Ce choix reflète aussi un glissement doctrinal : le Royaume-Uni n’intervient plus uniquement dans le cadre de lutte contre le terrorisme, mais se prépare également à des conflits interétatiques ou hybrides. Cela marque une rupture avec la doctrine post-Afghanistan, longtemps centrée sur les opérations asymétriques.
À noter que cette stratégie exige une logistique conséquente, notamment en termes de maintenance, de ravitaillement et de coordination interalliée. Chaque déploiement de Typhoon ou F-35B nécessite une cellule de soutien sol, des conteneurs de pièces détachées, et un réseau sécurisé de communications.
Enfin, cette présence accrue peut entraîner des tensions diplomatiques, notamment avec des puissances régionales comme l’Iran, qui considèrent ces mouvements comme des signaux d’hostilité indirecte. Le risque d’accrochages involontaires dans des zones aériennes contestées reste élevé.

Une extension du périmètre de l’Opération Shader ?
L’Opération Shader, lancée en 2014, vise à soutenir les forces locales contre Daech en Irak et en Syrie.

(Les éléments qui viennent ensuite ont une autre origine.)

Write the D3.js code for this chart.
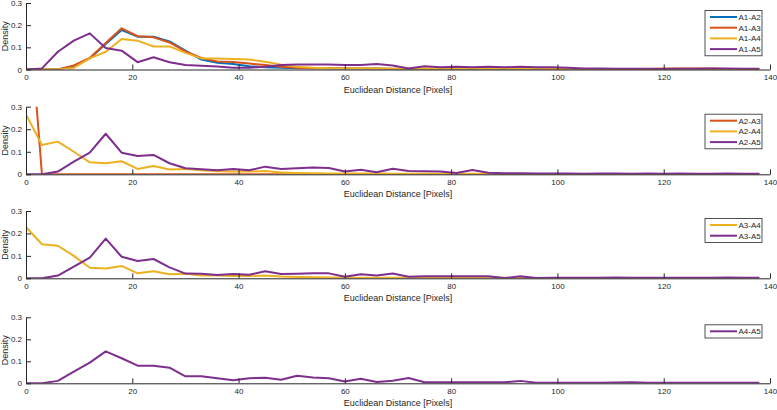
<!DOCTYPE html>
<html><head><meta charset="utf-8">
<script src="https://cdn.jsdelivr.net/npm/d3@7"></script>
<style>
html,body{margin:0;padding:0;background:#fff;}
svg{display:block;font-family:"Liberation Sans",Arial,sans-serif;}
</style></head>
<body><svg id="chart" width="777" height="410"></svg>
<script>
const distance = [0,3,6,9,12,15,18,21,24,27,30,33,36,39,42,45,48,51,54,57,60,63,66,69,72,75,78,81,84,87,90,93,96,99,102,105,108,111,114,117,120,123,126,129,132,135,138];
const xTicks = [0,20,40,60,80,100,120,140];
const yTicks = [0,0.1,0.2,0.3];
const yTickLabels = ["0","0.1","0.2","0.3"];

const a1a2 = [0,0,0,0.015,0.05,0.115,0.178,0.148,0.148,0.127,0.085,0.045,0.03,0.025,0.015,0.01,0.008,0.006,0.005,0.004,0.004,0.003,0.003,0.002,0.002,0.002,0.002,0.001,0.001,0.001,0.001,0.001,0.001,0.001,0.001,0,0,0,0,0,0,0,0,0,0,0,0];
const a1a3 = [0,0,0,0.018,0.052,0.12,0.186,0.15,0.145,0.122,0.082,0.052,0.036,0.034,0.027,0.02,0.012,0.008,0.006,0.005,0.005,0.004,0.004,0.003,0.003,0.003,0.003,0.003,0.003,0.003,0.003,0.003,0.002,0.002,0.002,0.002,0.002,0.002,0.002,0.002,0.004,0.005,0.005,0.004,0.002,0.001,0];
const a1a4 = [0,0,0,0.007,0.05,0.08,0.138,0.13,0.104,0.104,0.075,0.05,0.05,0.047,0.045,0.035,0.022,0.012,0.008,0.006,0.005,0.004,0.004,0.003,0.003,0.003,0.003,0.003,0.003,0.003,0.003,0.003,0.003,0.003,0.002,0.001,0.001,0.001,0.001,0.001,0.001,0.001,0.001,0.001,0.001,0.001,0.001];
const a1a5 = [0,0.005,0.08,0.13,0.163,0.097,0.085,0.033,0.055,0.033,0.02,0.017,0.013,0.008,0.008,0.012,0.02,0.022,0.022,0.022,0.02,0.02,0.025,0.018,0.005,0.015,0.01,0.012,0.01,0.012,0.01,0.012,0.01,0.01,0.008,0.004,0.004,0.003,0.003,0.003,0.002,0.003,0.003,0.004,0.005,0.003,0.003];
const a2a3 = [0.9,0,0,0,0,0,0,0,0,0,0,0,0,0,0,0,0,0,0,0,0,0,0,0,0,0,0,0,0,0,0,0,0,0,0,0,0,0,0,0,0,0,0,0,0,0,0];
const a2a4 = [0.266,0.13,0.145,0.1,0.053,0.049,0.058,0.024,0.037,0.021,0.024,0.018,0.014,0.012,0.012,0.015,0.008,0.006,0.005,0.004,0.003,0.003,0.003,0.002,0.002,0.002,0.002,0.002,0.002,0.002,0.002,0.001,0.001,0.001,0.001,0.001,0.001,0.001,0.001,0.001,0.001,0.001,0.001,0.001,0.001,0.001,0.001];
const a2a5 = [0,0,0.012,0.056,0.096,0.18,0.096,0.081,0.086,0.049,0.027,0.022,0.018,0.024,0.018,0.034,0.024,0.027,0.03,0.028,0.012,0.02,0.009,0.025,0.015,0.013,0.012,0.006,0.019,0.007,0.005,0.005,0.004,0.003,0.003,0.002,0.003,0.004,0.002,0.003,0.002,0.003,0.002,0.002,0.003,0.002,0.002];
const a3a4 = [0.229,0.152,0.145,0.1,0.047,0.044,0.055,0.022,0.031,0.018,0.02,0.012,0.012,0.01,0.01,0.012,0.008,0.006,0.005,0.004,0.003,0.003,0.003,0.002,0.002,0.002,0.002,0.002,0.002,0.002,0.002,0.001,0.001,0.001,0.001,0.001,0.001,0.001,0.001,0.001,0.001,0.001,0.001,0.001,0.001,0.001,0.001];
const a3a5 = [0,0,0.012,0.052,0.092,0.177,0.096,0.077,0.086,0.049,0.021,0.02,0.015,0.019,0.016,0.031,0.019,0.02,0.022,0.022,0.007,0.018,0.012,0.021,0.007,0.009,0.009,0.009,0.009,0.009,0.001,0.009,0.001,0.003,0.002,0.002,0.002,0.004,0.002,0.002,0.002,0.002,0.002,0.002,0.004,0.002,0.002];
const a4a5 = [0,0,0.011,0.053,0.094,0.145,0.114,0.08,0.08,0.071,0.032,0.032,0.023,0.014,0.023,0.025,0.016,0.034,0.026,0.023,0.008,0.021,0.006,0.012,0.024,0.005,0.005,0.005,0.005,0.005,0.005,0.011,0.003,0.003,0.002,0.002,0.003,0.004,0.005,0.003,0.003,0.002,0.003,0.002,0.002,0.002,0.002];

const colors = {blue:"#0072BD", orange:"#D95319", yellow:"#EDB120", purple:"#7E2F8E"};

const panels = [
  {top:3, bottom:69.5, series:[["A1-A2",a1a2,"blue"],["A1-A3",a1a3,"orange"],["A1-A4",a1a4,"yellow"],["A1-A5",a1a5,"purple"]]},
  {top:106.7, bottom:174.3, series:[["A2-A3",a2a3,"orange"],["A2-A4",a2a4,"yellow"],["A2-A5",a2a5,"purple"]]},
  {top:211, bottom:278.3, series:[["A3-A4",a3a4,"yellow"],["A3-A5",a3a5,"purple"]]},
  {top:317.3, bottom:383.3, series:[["A4-A5",a4a5,"purple"]]}
];

const svg = d3.select("#chart");
const axisColor = "#262626";
const x = d3.scaleLinear().domain([0,140]).range([26,770]);

panels.forEach((p, pi) => {
  const y = d3.scaleLinear().domain([0,0.3]).range([p.bottom, p.top]);
  const g = svg.append("g");
  const clipId = "clip" + pi;
  svg.append("clipPath").attr("id", clipId).append("rect")
    .attr("x", x(0)).attr("y", p.top).attr("width", x(140)-x(0)).attr("height", p.bottom - p.top);

  const line = d3.line().x((d,i) => x(distance[i])).y(d => y(d));
  p.series.forEach(s => {
    g.append("path").datum(s[1])
      .attr("clip-path", `url(#${clipId})`)
      .attr("d", line)
      .attr("fill","none")
      .attr("stroke", colors[s[2]])
      .attr("stroke-width", 2)
      .attr("stroke-linejoin","round");
  });

  const xa = d3.axisBottom(x).tickValues(xTicks).tickSize(-5).tickPadding(5).tickSizeOuter(0)
    .tickFormat(d3.format("d"));
  const gx = g.append("g").attr("transform", `translate(0,${p.bottom})`).call(xa);
  const ya = d3.axisLeft(y).tickValues(yTicks).tickSize(-5).tickPadding(4).tickSizeOuter(0)
    .tickFormat((d,i) => yTickLabels[i]);
  const gy = g.append("g").attr("transform", `translate(${x(0)},0)`).call(ya);
  [gx, gy].forEach(a => {
    a.select(".domain").attr("stroke", axisColor).attr("stroke-width", 1);
    a.selectAll(".tick line").attr("stroke", axisColor).attr("stroke-width", 1);
    a.selectAll(".tick text").attr("fill", axisColor).style("font-size","8px")
      .style("font-family","'Liberation Sans',Arial,sans-serif");
  });

  g.append("text").attr("x", (x(0)+x(140))/2).attr("y", p.bottom + 23)
    .attr("text-anchor","middle").attr("fill", axisColor).style("font-size","9px")
    .text("Euclidean Distance [Pixels]");
  g.append("text").attr("transform", `translate(8,${(p.top+p.bottom)/2}) rotate(-90)`)
    .attr("text-anchor","middle").attr("fill", axisColor).style("font-size","9px")
    .text("Density");

  const n = p.series.length;
  const rowH = 10.7;
  const lx = 705, lw = 57, ly = p.top + 7.5;
  const lh = n * rowH + 2.5;
  const lg = g.append("g");
  lg.append("rect").attr("x", lx).attr("y", ly).attr("width", lw).attr("height", lh)
    .attr("fill","#fff").attr("stroke", axisColor).attr("stroke-width", 0.8);
  p.series.forEach((s, i) => {
    const cy = ly + 6.5 + i * rowH;
    lg.append("line").attr("x1", 710).attr("x2", 737).attr("y1", cy).attr("y2", cy)
      .attr("stroke", colors[s[2]]).attr("stroke-width", 2);
    lg.append("text").attr("x", 738.5).attr("y", cy).attr("dy","0.35em")
      .attr("fill", axisColor).style("font-size","8px").text(s[0]);
  });
});
</script></body></html>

Mais l’évolution du contexte régional semble imposer un élargissement de ses objectifs initiaux. En intégrant des avions multi-rôles et des moyens de ravitaillement supplémentaires, Londres s’assure une souplesse tactique qui dépasse la simple lutte anti-insurrectionnelle.
Cette évolution pose néanmoins la question de l’épuisement capacitaire des forces britanniques. La flotte de Typhoon reste limitée à 139 appareils au total, dont une partie seulement est opérationnelle. Les engagements simultanés au Moyen-Orient, en Europe de l’Est et dans l’Atlantique Nord laissent peu de marges.
Le coût opérationnel est également non négligeable. Une heure de vol d’un Typhoon est estimée à 89 000 €, sans compter les dépenses liées à l’acheminement du carburant, à la maintenance, et à la logistique en environnement désertique. Ce redéploiement pourrait représenter, à terme, plusieurs millions d’euros par semaine.
Il existe aussi un risque politique, car cette intensification de l’effort militaire n’a pas fait l’objet d’un débat parlementaire préalable. Elle pourrait être critiquée dans un contexte de réduction des budgets sociaux au Royaume-Uni, ou d’absence de stratégie de sortie claire.